* _DESCRIPTION OF THE TASK_
Give every line of the data again, unchanged, but with no pictures.

* _SUPPLIED MATERIAL_

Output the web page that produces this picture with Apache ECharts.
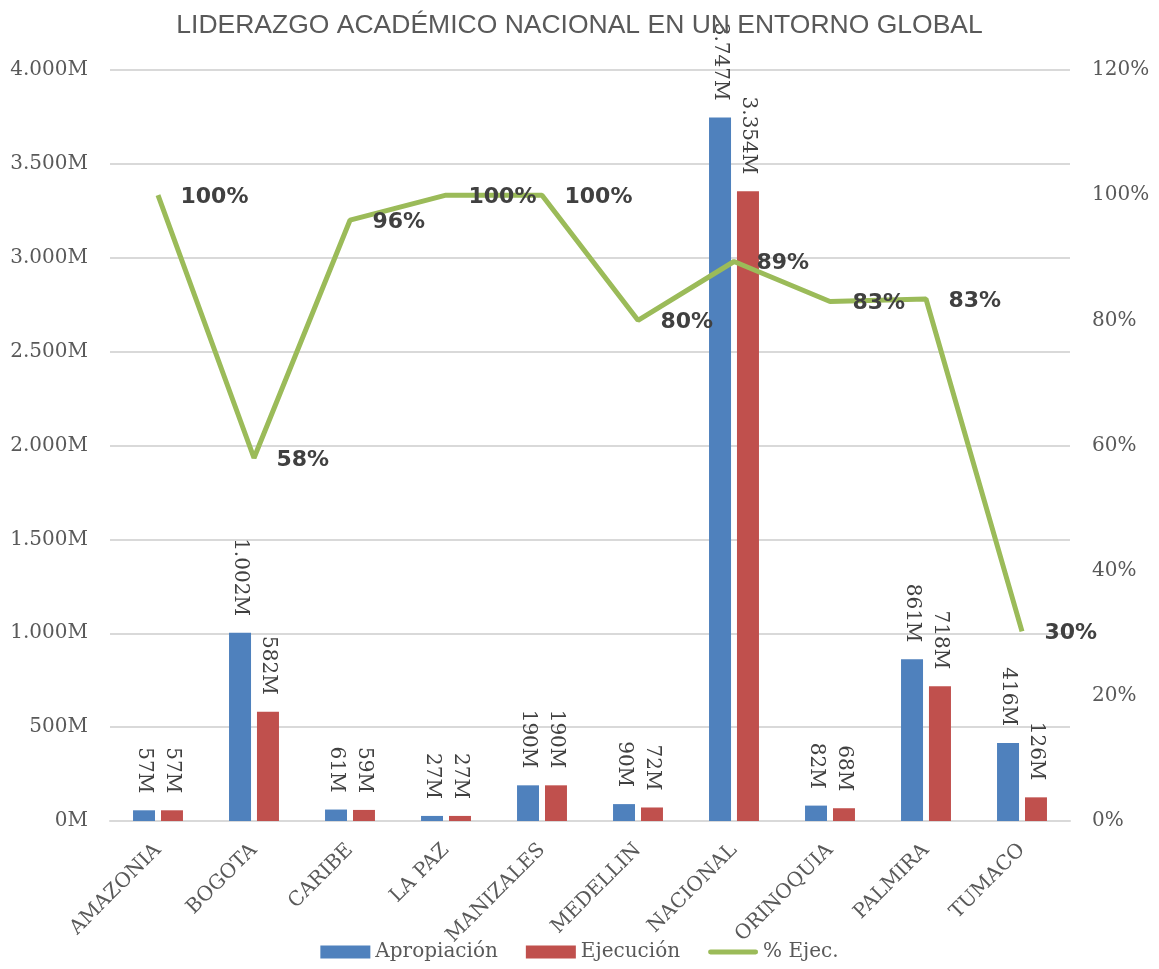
<!DOCTYPE html>
<html>
<head>
<meta charset="utf-8">
<script src="https://cdn.jsdelivr.net/npm/echarts@6/dist/echarts.min.js"></script>
<style>
  html, body { margin: 0; padding: 0; background: #fff; }
  #main { width: 1159px; height: 969px; }
</style>
</head>
<body>
<div id="main"></div>
<script>
// datos por sede
var sedes = ['AMAZONIA', 'BOGOTA', 'CARIBE', 'LA PAZ', 'MANIZALES', 'MEDELLIN', 'NACIONAL', 'ORINOQUIA', 'PALMIRA', 'TUMACO'];
var apropiacion = [57, 1002, 61, 27, 190, 90, 3747, 82, 861, 416];   // millones
var ejecucion = [57, 582, 59, 27, 190, 72, 3354, 68, 718, 126];      // millones
var pctEjec = [100, 58, 96, 100, 100, 80, 89.4, 83, 83.4, 30.3];     // %

var serif = '"DejaVu Serif", serif';
var txt = '#595959';

// 1002 -> "1.002M"
function fmtM(v) {
  var s = Math.round(v).toString();
  return s.replace(/\B(?=(\d{3})+(?!\d))/g, '.') + 'M';
}

var chart = echarts.init(document.getElementById('main'));

var barLabel = {
  show: true,
  position: 'top',
  distance: 17,
  rotate: -90,
  align: 'right',
  verticalAlign: 'middle',
  color: '#404040',
  fontFamily: serif,
  fontSize: 20,
  formatter: function (p) { return fmtM(p.value); }
};

var option = {
  animation: false,
  title: {
    text: 'LIDERAZGO ACADÉMICO NACIONAL EN UN ENTORNO GLOBAL',
    left: 'center',
    top: 7,
    textStyle: {
      color: txt,
      fontFamily: '"Liberation Sans", Arial, sans-serif',
      fontWeight: 'normal',
      fontSize: 26.5
    }
  },
  legend: {
    bottom: 2,
    left: 'center',
    itemWidth: 50,
    itemHeight: 13,
    itemGap: 28,
    symbolKeepAspect: true,
    textStyle: { color: txt, fontFamily: serif, fontSize: 20 },
    data: [
      { name: 'Apropiación', icon: 'rect' },
      { name: 'Ejecución', icon: 'rect' },
      { name: '% Ejec.', icon: 'path://M2,0 L48,0 A2.5,2.5 0 0 1 48,5 L2,5 A2.5,2.5 0 0 1 2,0 Z' }
    ]
  },
  grid: { left: 110, right: 89, top: 70, bottom: 148 },
  xAxis: {
    type: 'category',
    data: sedes,
    axisLine: { lineStyle: { color: '#d9d9d9', width: 2 } },
    axisTick: { show: false },
    axisLabel: {
      rotate: 45,
      interval: 0,
      margin: 26,
      color: txt,
      fontFamily: serif,
      fontSize: 20
    }
  },
  yAxis: [
    {
      type: 'value',
      min: 0,
      max: 4000,
      interval: 500,
      axisLine: { show: false },
      axisTick: { show: false },
      splitLine: { lineStyle: { color: '#d9d9d9', width: 2 } },
      axisLabel: {
        margin: 22,
        color: txt,
        fontFamily: serif,
        fontSize: 20,
        formatter: function (v) { return fmtM(v); }
      }
    },
    {
      type: 'value',
      min: 0,
      max: 120,
      interval: 20,
      axisLine: { show: false },
      axisTick: { show: false },
      splitLine: { show: false },
      axisLabel: {
        margin: 22,
        color: txt,
        fontFamily: serif,
        fontSize: 20,
        formatter: '{value}%'
      }
    }
  ],
  series: [
    {
      name: 'Apropiación',
      type: 'bar',
      data: apropiacion,
      barWidth: 22,
      barGap: '27%',
      itemStyle: { color: '#4f81bd' },
      label: barLabel
    },
    {
      name: 'Ejecución',
      type: 'bar',
      data: ejecucion,
      barWidth: 22,
      itemStyle: { color: '#c0504d' },
      label: barLabel
    },
    {
      name: '% Ejec.',
      type: 'line',
      yAxisIndex: 1,
      data: pctEjec,
      symbol: 'none',
      lineStyle: { color: '#9bbb59', width: 5 },
      itemStyle: { color: '#9bbb59' },
      z: 5
    },
    {
      // solo etiquetas de % sobre la línea
      name: 'etiquetas',
      type: 'line',
      yAxisIndex: 1,
      data: pctEjec,
      symbol: 'circle',
      symbolSize: 1,
      showSymbol: true,
      lineStyle: { width: 0, opacity: 0 },
      itemStyle: { color: 'rgba(0,0,0,0)' },
      label: {
        show: true,
        position: 'right',
        distance: 22,
        offset: [0, 2],
        color: '#404040',
        fontFamily: '"DejaVu Sans", sans-serif',
        fontWeight: 'bold',
        fontSize: 22,
        formatter: function (p) { return Math.round(p.value) + '%'; }
      },
      z: 6
    }
  ]
};

chart.setOption(option);
</script>
</body>
</html>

* _COMPLETE RESPONSE_
Output the web page that produces this picture with Apache ECharts.
<!DOCTYPE html>
<html>
<head>
<meta charset="utf-8">
<script src="https://cdn.jsdelivr.net/npm/echarts@6/dist/echarts.min.js"></script>
<style>
  html, body { margin: 0; padding: 0; background: #fff; }
  #main { width: 1159px; height: 969px; }
</style>
</head>
<body>
<div id="main"></div>
<script>
// datos por sede
var sedes = ['AMAZONIA', 'BOGOTA', 'CARIBE', 'LA PAZ', 'MANIZALES', 'MEDELLIN', 'NACIONAL', 'ORINOQUIA', 'PALMIRA', 'TUMACO'];
var apropiacion = [57, 1002, 61, 27, 190, 90, 3747, 82, 861, 416];   // millones
var ejecucion = [57, 582, 59, 27, 190, 72, 3354, 68, 718, 126];      // millones
var pctEjec = [100, 58, 96, 100, 100, 80, 89.4, 83, 83.4, 30.3];     // %

var serif = '"DejaVu Serif", serif';
var txt = '#595959';

// 1002 -> "1.002M"
function fmtM(v) {
  var s = Math.round(v).toString();
  return s.replace(/\B(?=(\d{3})+(?!\d))/g, '.') + 'M';
}

var chart = echarts.init(document.getElementById('main'));

var barLabel = {
  show: true,
  position: 'top',
  distance: 17,
  rotate: -90,
  align: 'right',
  verticalAlign: 'middle',
  color: '#404040',
  fontFamily: serif,
  fontSize: 20,
  formatter: function (p) { return fmtM(p.value); }
};

var option = {
  animation: false,
  title: {
    text: 'LIDERAZGO ACADÉMICO NACIONAL EN UN ENTORNO GLOBAL',
    left: 'center',
    top: 7,
    textStyle: {
      color: txt,
      fontFamily: '"Liberation Sans", Arial, sans-serif',
      fontWeight: 'normal',
      fontSize: 26.5
    }
  },
  legend: {
    bottom: 2,
    left: 'center',
    itemWidth: 50,
    itemHeight: 13,
    itemGap: 28,
    symbolKeepAspect: true,
    textStyle: { color: txt, fontFamily: serif, fontSize: 20 },
    data: [
      { name: 'Apropiación', icon: 'rect' },
      { name: 'Ejecución', icon: 'rect' },
      { name: '% Ejec.', icon: 'path://M2,0 L48,0 A2.5,2.5 0 0 1 48,5 L2,5 A2.5,2.5 0 0 1 2,0 Z' }
    ]
  },
  grid: { left: 110, right: 89, top: 70, bottom: 148 },
  xAxis: {
    type: 'category',
    data: sedes,
    axisLine: { lineStyle: { color: '#d9d9d9', width: 2 } },
    axisTick: { show: false },
    axisLabel: {
      rotate: 45,
      interval: 0,
      margin: 26,
      color: txt,
      fontFamily: serif,
      fontSize: 20
    }
  },
  yAxis: [
    {
      type: 'value',
      min: 0,
      max: 4000,
      interval: 500,
      axisLine: { show: false },
      axisTick: { show: false },
      splitLine: { lineStyle: { color: '#d9d9d9', width: 2 } },
      axisLabel: {
        margin: 22,
        color: txt,
        fontFamily: serif,
        fontSize: 20,
        formatter: function (v) { return fmtM(v); }
      }
    },
    {
      type: 'value',
      min: 0,
      max: 120,
      interval: 20,
      axisLine: { show: false },
      axisTick: { show: false },
      splitLine: { show: false },
      axisLabel: {
        margin: 22,
        color: txt,
        fontFamily: serif,
        fontSize: 20,
        formatter: '{value}%'
      }
    }
  ],
  series: [
    {
      name: 'Apropiación',
      type: 'bar',
      data: apropiacion,
      barWidth: 22,
      barGap: '27%',
      itemStyle: { color: '#4f81bd' },
      label: barLabel
    },
    {
      name: 'Ejecución',
      type: 'bar',
      data: ejecucion,
      barWidth: 22,
      itemStyle: { color: '#c0504d' },
      label: barLabel
    },
    {
      name: '% Ejec.',
      type: 'line',
      yAxisIndex: 1,
      data: pctEjec,
      symbol: 'none',
      lineStyle: { color: '#9bbb59', width: 5 },
      itemStyle: { color: '#9bbb59' },
      z: 5
    },
    {
      // solo etiquetas de % sobre la línea
      name: 'etiquetas',
      type: 'line',
      yAxisIndex: 1,
      data: pctEjec,
      symbol: 'circle',
      symbolSize: 1,
      showSymbol: true,
      lineStyle: { width: 0, opacity: 0 },
      itemStyle: { color: 'rgba(0,0,0,0)' },
      label: {
        show: true,
        position: 'right',
        distance: 22,
        offset: [0, 2],
        color: '#404040',
        fontFamily: '"DejaVu Sans", sans-serif',
        fontWeight: 'bold',
        fontSize: 22,
        formatter: function (p) { return Math.round(p.value) + '%'; }
      },
      z: 6
    }
  ]
};

chart.setOption(option);
</script>
</body>
</html>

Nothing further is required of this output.